Türkiye Cumhuriyeti, 1923'ten bu yana bu kadar büyük risk, tehdit ve sıkıntılarla nasıl oldu da tekrar karşı karşıya kalmıştı. Elbette ülkeyi kötü yöneten manda zihniyetçi siyasetçilerin sayaesinde bugünlere gelindi. Devlet politikamız yap-boz tahtasına çevrildi. Hükümetler devletin kurumları ile istişareyi terk ettiler. Siyasi ikballerini devletin zirvesinde kavga zemini oluşturmakta aradılar. Yasakçı zihniyetlerinin müsebbibi olarak devleti gösterdiler ve rant için sürekli gerilim politikasını tercih ettiler.

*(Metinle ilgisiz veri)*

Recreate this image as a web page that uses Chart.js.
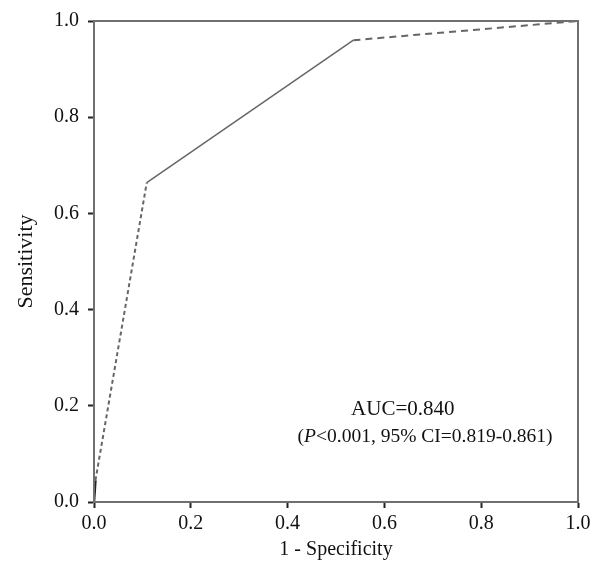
<!DOCTYPE html>
<html>
<head>
<meta charset="utf-8">
<script src="https://cdn.jsdelivr.net/npm/chart.js@4"></script>
<style>
  body { margin: 0; background: #fff; }
  #wrap { width: 603px; height: 575px; }
</style>
</head>
<body>
<div id="wrap"><canvas id="roc"></canvas></div>
<script>
// ROC points
const fpr = [0, 0.003, 0.109, 0.536, 1];
const tpr = [0, 0.045, 0.664, 0.960, 1];
const tickValues = [0, 0.2, 0.4, 0.6, 0.8, 1.0];
const aucLine = 'AUC=0.840';
const statsLine = ['(', 'P', '<0.001, 95% CI=0.819-0.861)'];

const serif = '"Liberation Serif", "DejaVu Serif", serif';

// line style per segment: solid start, dotted, solid, dashed
const segDash = [[], [4, 3], [], [7, 5]];
const segWidth = [2.5, 2, 1.5, 2];
const segColor = ['#222', '#666', '#666', '#666'];

const points = fpr.map((x, i) => ({ x: x, y: tpr[i] }));

const frame = {
    id: 'frame',
    afterDraw(chart) {
        const { ctx, chartArea: a, scales } = chart;
        ctx.save();
        ctx.strokeStyle = '#707070';
        ctx.lineWidth = 2;
        ctx.strokeRect(a.left, a.top, a.right - a.left, a.bottom - a.top);

        // annotation text
        ctx.fillStyle = '#111';
        ctx.textBaseline = 'middle';
        ctx.font = '21px ' + serif;
        ctx.textAlign = 'center';
        ctx.fillText(aucLine, scales.x.getPixelForValue(0.638), scales.y.getPixelForValue(0.192));

        const italic = 'italic 19.5px ' + serif;
        const normal = '19.5px ' + serif;
        const fonts = [normal, italic, normal];
        let widths = statsLine.map((s, i) => { ctx.font = fonts[i]; return ctx.measureText(s).width; });
        let total = widths.reduce((a, b) => a + b, 0);
        let x = scales.x.getPixelForValue(0.684) - total / 2;
        const y = scales.y.getPixelForValue(0.135);
        ctx.textAlign = 'left';
        statsLine.forEach((s, i) => {
            ctx.font = fonts[i];
            ctx.fillText(s, x, y);
            x += widths[i];
        });
        ctx.restore();
    }
};

new Chart(document.getElementById('roc'), {
    type: 'scatter',
    data: {
        datasets: [{
            data: points,
            showLine: true,
            pointRadius: 0,
            borderColor: '#666',
            borderWidth: 2,
            segment: {
                borderDash: c => segDash[c.p0DataIndex],
                borderWidth: c => segWidth[c.p0DataIndex],
                borderColor: c => segColor[c.p0DataIndex]
            }
        }]
    },
    options: {
        responsive: true,
        maintainAspectRatio: false,
        animation: false,
        layout: { padding: { top: 21, right: 25, left: 0, bottom: 0 } },
        plugins: {
            legend: { display: false },
            tooltip: { enabled: false }
        },
        scales: {
            x: {
                type: 'linear',
                min: 0,
                max: 1,
                afterFit: s => { s.height = 73; },
                afterBuildTicks: s => { s.ticks = tickValues.map(v => ({ value: v })); },
                border: { display: true, color: '#707070', width: 2 },
                grid: { drawOnChartArea: false, drawTicks: true, tickLength: 6, tickColor: '#222', tickWidth: 2 },
                ticks: {
                    color: '#111',
                    padding: 4,
                    font: { family: serif, size: 20 },
                    callback: v => v.toFixed(1)
                },
                title: {
                    display: true,
                    text: '1 - Specificity',
                    color: '#111',
                    font: { family: serif, size: 20 },
                    padding: { top: 0, bottom: 13 }
                }
            },
            y: {
                type: 'linear',
                min: 0,
                max: 1,
                afterFit: s => { s.width = 94; },
                afterBuildTicks: s => { s.ticks = tickValues.map(v => ({ value: v })); },
                border: { display: true, color: '#707070', width: 2 },
                grid: { drawOnChartArea: false, drawTicks: true, tickLength: 6, tickColor: '#222', tickWidth: 2 },
                ticks: {
                    color: '#111',
                    padding: 9,
                    font: { family: serif, size: 20 },
                    callback: v => v.toFixed(1)
                },
                title: {
                    display: true,
                    text: 'Sensitivity',
                    color: '#111',
                    font: { family: serif, size: 22 },
                    padding: { top: 13, bottom: 0 }
                }
            }
        }
    },
    plugins: [frame]
});
</script>
</body>
</html>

Gelelim yaşanan son bir örneğe. Bizim devlet politikamız Irakın toprak bütünlüğünün devam etmesini ister. Kuzey Iraktaki Kürt oluşumun hukuki anlam kazanması ise, hem Irakın bölünmesi hem de Türkiye dâhil, komşu ülkelerin toprak bütünlüğünün tehdit edilmesi anlamına gelmektedir. PKKnın elindeki silah ve mühimmatı veren adreslerden bir tanesinin de Kuzey Iraktaki Kürt yönetimi olduğu açık ve seçiktir. Her şey ayan beyanken Büyükanıt paşa "Neçirvan Barzani hasmane konuşmalar yapıyor. Bu haliyle görüşmek mümkün mü?" sözleri ile tavrını koyarken, Başbakan Erdoğan gecikmeden cevap veriyor: "Kuzey Irak'taki bölgesel Kürt hükümeti ile ilişkileri geliştirecek adımlar atılabilir. diyerek yeşil ışık yakıyor.
İşin ilginç yanı daha 1 ay önce hükümette, Kuzey Irakın resmi olarak muhatap kabul alınması kabul edilemez görüşü hâkimdi. Iraktaki merkezi hükümet, petrol anlaşması ile ilgili kontrat sürelerini yenilemek isteyen Türk şirketlerine İşe devam etmek istiyorsanız Kuzey Iraktaki eyalet yönetimlerine başvurun yazısı göndermesi, krize neden olmuştu. Başbakan Erdoğanlı Bakanlar Kurulu toplantısında Kuzey Irakın resmen muhatap alınması anlamına gelecek bu yazının kesinlikle kabul edilemeyeceği karara bağlanmıştı.
Ne olmuştu da hükümet 1 ay içinde politikasını değiştirmişti. Gerçi bu değişiklik hükümetin ne ilk ne de son duruş değişikliğidir. Iraka asker gönderme konusunda Erdoğanın ABD istedi, biz çıkardık. Karar ABD'nindir, istemezlerse asker göndermeyiz sözü sanırım pek çok soruya cevap verecek evsaftadır.